*Records provided*:
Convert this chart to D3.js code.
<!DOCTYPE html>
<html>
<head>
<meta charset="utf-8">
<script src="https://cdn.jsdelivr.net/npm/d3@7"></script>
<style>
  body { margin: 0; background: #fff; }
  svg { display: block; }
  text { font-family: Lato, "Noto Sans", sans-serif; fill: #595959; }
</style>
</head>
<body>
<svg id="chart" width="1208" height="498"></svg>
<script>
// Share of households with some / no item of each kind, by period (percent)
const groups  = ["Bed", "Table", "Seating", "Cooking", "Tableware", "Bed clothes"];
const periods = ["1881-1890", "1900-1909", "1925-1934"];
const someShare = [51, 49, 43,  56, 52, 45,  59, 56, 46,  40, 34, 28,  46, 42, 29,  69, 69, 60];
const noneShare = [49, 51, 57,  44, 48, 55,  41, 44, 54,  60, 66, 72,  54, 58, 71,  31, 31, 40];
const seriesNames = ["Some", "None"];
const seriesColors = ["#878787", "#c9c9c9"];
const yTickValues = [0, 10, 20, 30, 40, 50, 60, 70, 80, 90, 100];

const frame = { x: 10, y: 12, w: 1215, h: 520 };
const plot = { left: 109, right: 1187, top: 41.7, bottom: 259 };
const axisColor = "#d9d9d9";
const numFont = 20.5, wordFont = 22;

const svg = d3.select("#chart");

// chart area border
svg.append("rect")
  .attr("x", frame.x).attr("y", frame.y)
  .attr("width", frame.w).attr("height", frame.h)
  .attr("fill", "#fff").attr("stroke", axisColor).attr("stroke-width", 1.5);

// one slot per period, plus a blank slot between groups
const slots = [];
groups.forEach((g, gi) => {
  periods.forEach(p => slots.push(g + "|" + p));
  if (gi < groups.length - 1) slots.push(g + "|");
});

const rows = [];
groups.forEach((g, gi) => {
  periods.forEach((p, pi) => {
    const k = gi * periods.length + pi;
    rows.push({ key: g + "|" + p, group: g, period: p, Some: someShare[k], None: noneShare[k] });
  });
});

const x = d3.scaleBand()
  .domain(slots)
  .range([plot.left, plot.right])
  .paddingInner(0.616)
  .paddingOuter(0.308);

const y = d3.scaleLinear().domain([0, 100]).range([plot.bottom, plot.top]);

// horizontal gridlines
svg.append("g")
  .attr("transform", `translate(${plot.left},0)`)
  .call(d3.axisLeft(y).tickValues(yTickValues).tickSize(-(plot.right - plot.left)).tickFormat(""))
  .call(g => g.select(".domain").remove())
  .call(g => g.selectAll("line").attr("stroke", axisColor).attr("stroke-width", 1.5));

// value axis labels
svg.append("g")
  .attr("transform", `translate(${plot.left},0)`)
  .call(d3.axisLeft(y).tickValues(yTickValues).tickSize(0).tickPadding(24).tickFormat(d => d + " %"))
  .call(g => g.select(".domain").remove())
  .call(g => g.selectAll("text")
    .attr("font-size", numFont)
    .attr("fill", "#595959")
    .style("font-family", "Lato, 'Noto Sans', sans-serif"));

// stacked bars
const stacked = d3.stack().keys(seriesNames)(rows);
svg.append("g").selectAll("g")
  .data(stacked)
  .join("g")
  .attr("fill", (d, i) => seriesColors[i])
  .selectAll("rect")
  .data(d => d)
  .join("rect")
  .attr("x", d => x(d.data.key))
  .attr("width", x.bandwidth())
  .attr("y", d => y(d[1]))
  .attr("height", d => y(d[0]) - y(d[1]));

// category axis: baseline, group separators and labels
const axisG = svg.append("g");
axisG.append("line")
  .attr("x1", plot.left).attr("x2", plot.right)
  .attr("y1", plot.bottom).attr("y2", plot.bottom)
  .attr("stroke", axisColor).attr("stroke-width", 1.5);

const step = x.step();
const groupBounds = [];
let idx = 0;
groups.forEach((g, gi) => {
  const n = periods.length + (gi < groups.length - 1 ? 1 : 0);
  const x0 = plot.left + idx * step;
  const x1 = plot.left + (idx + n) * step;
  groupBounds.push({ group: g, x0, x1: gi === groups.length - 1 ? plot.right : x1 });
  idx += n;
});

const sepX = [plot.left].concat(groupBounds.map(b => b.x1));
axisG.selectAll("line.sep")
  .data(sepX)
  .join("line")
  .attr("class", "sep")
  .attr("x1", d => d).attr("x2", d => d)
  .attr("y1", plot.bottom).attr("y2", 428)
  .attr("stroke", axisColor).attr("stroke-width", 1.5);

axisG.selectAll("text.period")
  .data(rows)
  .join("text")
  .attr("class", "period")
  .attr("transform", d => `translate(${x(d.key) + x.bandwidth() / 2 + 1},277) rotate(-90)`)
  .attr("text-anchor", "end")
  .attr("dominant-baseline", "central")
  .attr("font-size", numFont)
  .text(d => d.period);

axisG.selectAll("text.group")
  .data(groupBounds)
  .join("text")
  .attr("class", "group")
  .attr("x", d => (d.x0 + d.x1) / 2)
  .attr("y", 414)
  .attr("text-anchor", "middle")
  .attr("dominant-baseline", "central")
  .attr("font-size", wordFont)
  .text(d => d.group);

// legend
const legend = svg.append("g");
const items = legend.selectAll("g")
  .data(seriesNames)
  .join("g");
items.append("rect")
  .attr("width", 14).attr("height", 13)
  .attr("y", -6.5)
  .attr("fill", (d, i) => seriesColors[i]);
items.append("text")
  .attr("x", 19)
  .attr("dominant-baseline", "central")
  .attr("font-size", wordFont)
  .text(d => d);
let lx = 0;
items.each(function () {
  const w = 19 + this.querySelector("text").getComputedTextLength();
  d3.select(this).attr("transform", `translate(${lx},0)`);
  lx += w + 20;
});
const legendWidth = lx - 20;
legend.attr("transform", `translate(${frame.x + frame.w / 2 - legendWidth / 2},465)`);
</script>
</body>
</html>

* * *

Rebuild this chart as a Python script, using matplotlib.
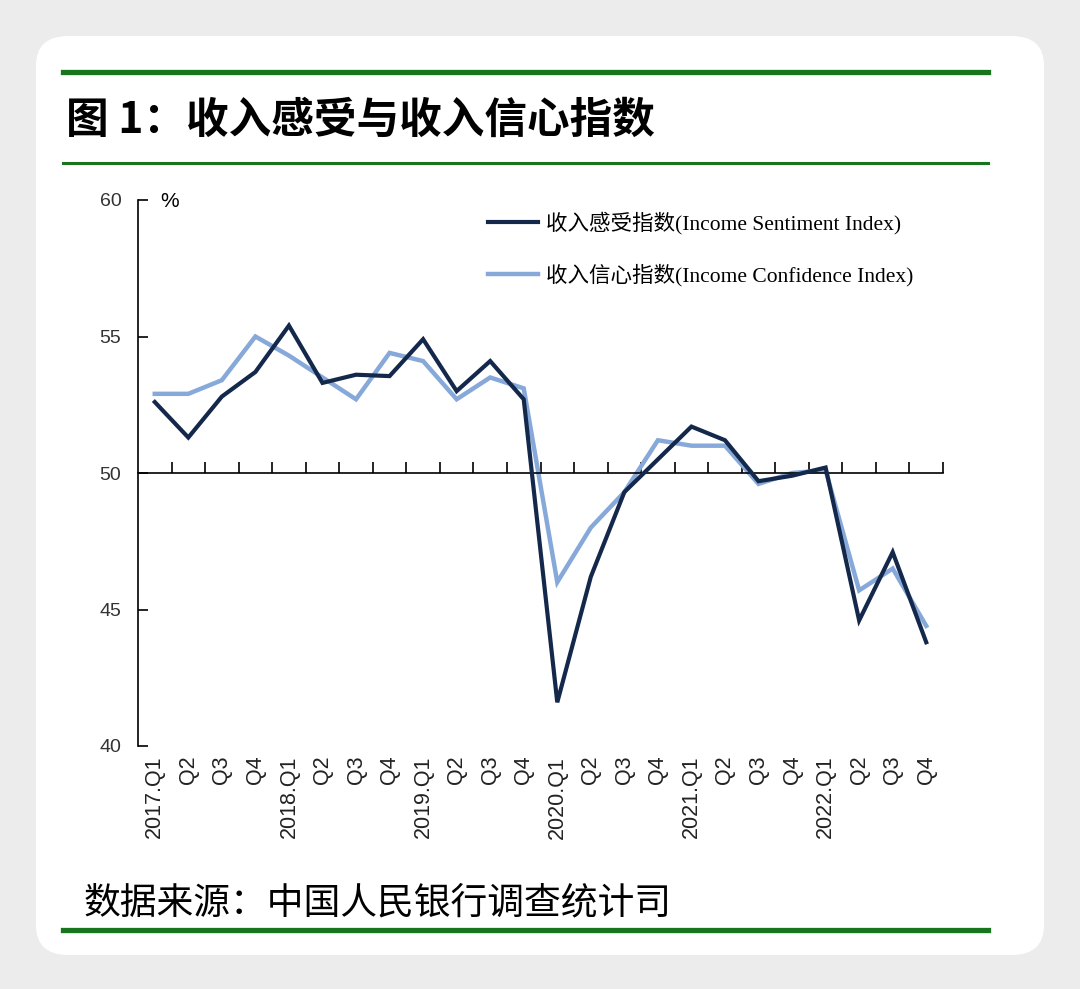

*Aim of the exercise*:
Collect from the data above every line that includes "this".

*Complete output*:
Convert this chart to D3.js code.
  const w = 19 + this.querySelector("text").getComputedTextLength();
  d3.select(this).attr("transform", `translate(${lx},0)`);
Rebuild this chart as a Python script, using matplotlib.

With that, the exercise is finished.